Фекла ушла за Христом накануне свадьбы по первому, проникшему в сердце слову. Когда мы говорим о благодати и даре, то из прагматического времени уже и их понимаем следствием труда и вознаграждения. А нужна только открытая, готовая душа, чтобы Слово вошло, не оцарапываясь о своеволие или житейскую рассудительность, которые умеют охладить и самое горячее сердце.
Она услышала в Иконии апостола Павла. Подозревамое в сочиненности житие простодушно говорит, что услышала случайно, через открытое окно, даже скорее невольно подслушала чужой разговор, но, закрыв окно, стала невестой Христовой — прообразом великого женского монашества. Но вот это и означает, что «пути Господни неисповедимы». Когда сердце готово, оно услышит весть и в дыхании ветра. И с той поры, что бы ни делали жених, мать, властители Иконии и Антиохии, куда она ушла следом за апостолом Павлом, ее нельзя было остановить. Костры, на которые она восходила, гасли от внезапного ливня, голодные звери опускали головы перед ее наготой, являя пример целомудрия бесстыдству римской черни, пришедшей поглазеть на чужое страдание. Змеи, к которым ее бросали, забывали смертельное жало, а разъяренные быки вместо того, чтобы разорвать ее, рвали связывающие ее веревки. Она старалась разделить миссионерские труды Павла, но он знал, что у всякого разные пути свидетельствования и борьбы за Господне слово, и оставил ей труд молитвы. Вот тогда она и нашла эту пещеру близ Селевкии и стала служить людям богомыслием и любовью, спасая несчастных, исцеляя больных и тем лишая заработка «профессионалов» от заговоров и волхования. Так что и они, в конце концов, замыслили на нее вполне человеческое и откровенно бесстыдное зло, и Господь принял ее в расступившуюся гору на глазах потрясенных преследователей.

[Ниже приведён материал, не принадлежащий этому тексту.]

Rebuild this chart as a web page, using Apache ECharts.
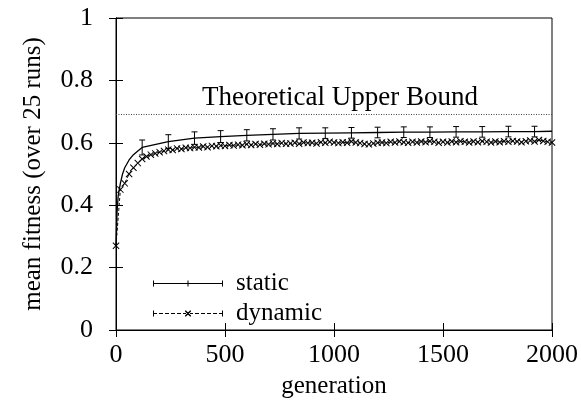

Константин Великий в знак благодарности святой и в ее имени подвигу многих мучеников через три столетия воздвигнет над пещерою царственный храм, в котором позднее молился, поклоняясь памяти св. Феклы, один из великих отцов церкви — св. Григорий Богослов. Он тоже уходил от мирской и церковной славы, ища пустыни и подкрепляясь великим примером первомученицы.